ALFRED - A Benchmark for Interpreting Grounded Instructions for Everyday Tasks

MIT License

379 stars 88 forks source link

Mismatch between the expert demonstration actions and environment action #136

Closed wzcai99 closed 1 year ago

wzcai99 commented 1 year ago

I tried to verify the performance of the expert demonstrations in the downloaded dataset, but I found the turning angle of the rotate action is different in the dataset. In the simulation, after the agent executes a rotation action, it turns about 30 degrees but in the dataset, two subsequent images seem to be close. For example, at the start of an episode, the initial rgb images are shown like this: And the next image in the dataset is shown like this: But in the simulations, it appears to be different like this test-1

I was wondering which part I might go wrong.

MohitShridhar commented 1 year ago

@wzcai99

Hmm... maybe you are looking at the video-interpolation frames in the dataset. Are you sure the dataset trajectory never reaches the same angle as the simulator, eventually? From FAQ

The Full Dataset contains extracted Resnet features for each frame in ['images'] which include filler frames inbetween each low-action (used to generate smooth videos), whereas Modeling Quickstart only contains features for each low_idx that correspond to frames after taking each low-level action.

wzcai99 commented 1 year ago

@wzcai99

Hmm... maybe you are looking at the video-interpolation frames in the dataset. Are you sure the dataset trajectory never reaches the same angle as the simulator, eventually? From FAQ

The Full Dataset contains extracted Resnet features for each frame in ['images'] which include filler frames inbetween each low-action (used to generate smooth videos), whereas Modeling Quickstart only contains features for each low_idx that correspond to frames after taking each low-level action.

The dataset trajectory reaches the same angle as the simulator eventually.
Well, I want to replace the ResNet Features with other backbones, so, I use the Full Dataset. But as the dataset contains the interpolated images, to train a policy, I need to manually remove those interpolated images? And I recheck the json file in the dataset, does the maximum image['low_idx'] represents the episode length?

MohitShridhar commented 1 year ago

@wzcai99, yes the low_idx is for all frames (including interpolation frames for video), and high_idx is for task-planning level actions like MoveAhead etc. (if I remember correctly).

vlongle commented 1 year ago

I'm also trying to use a different feature extractor. Do we have any easy way to figure out which frames are interpolated to remove them?

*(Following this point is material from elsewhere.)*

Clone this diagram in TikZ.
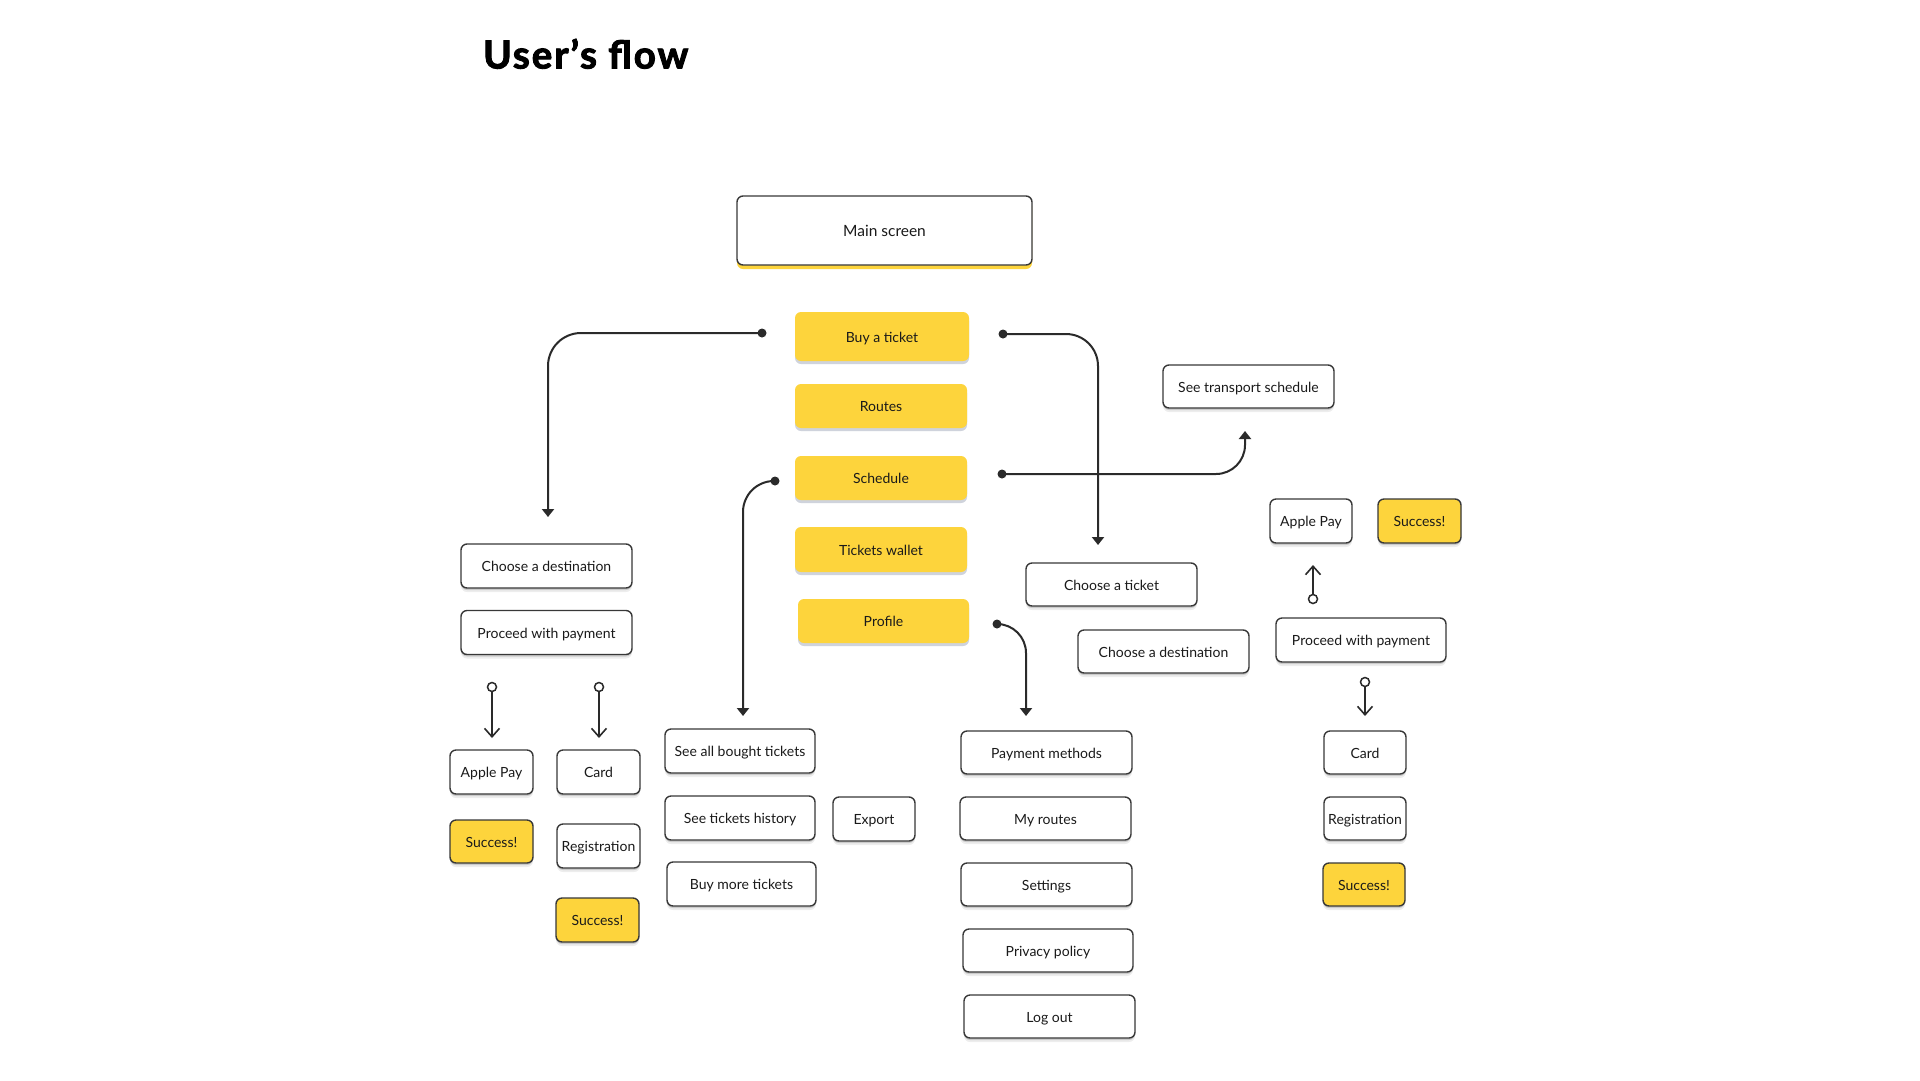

wzcai99 commented 1 year ago

@vlongle, from my perspective, the dataset JSON file contains a list with image data, with the image name and low_idx. I enumerate the entire list and only keep the first image for those redundant images with the same low_idx. As I use PyTorch for training, I only need to enumerate the dataset once at initializing the dataloader, and it won't influence the training speed.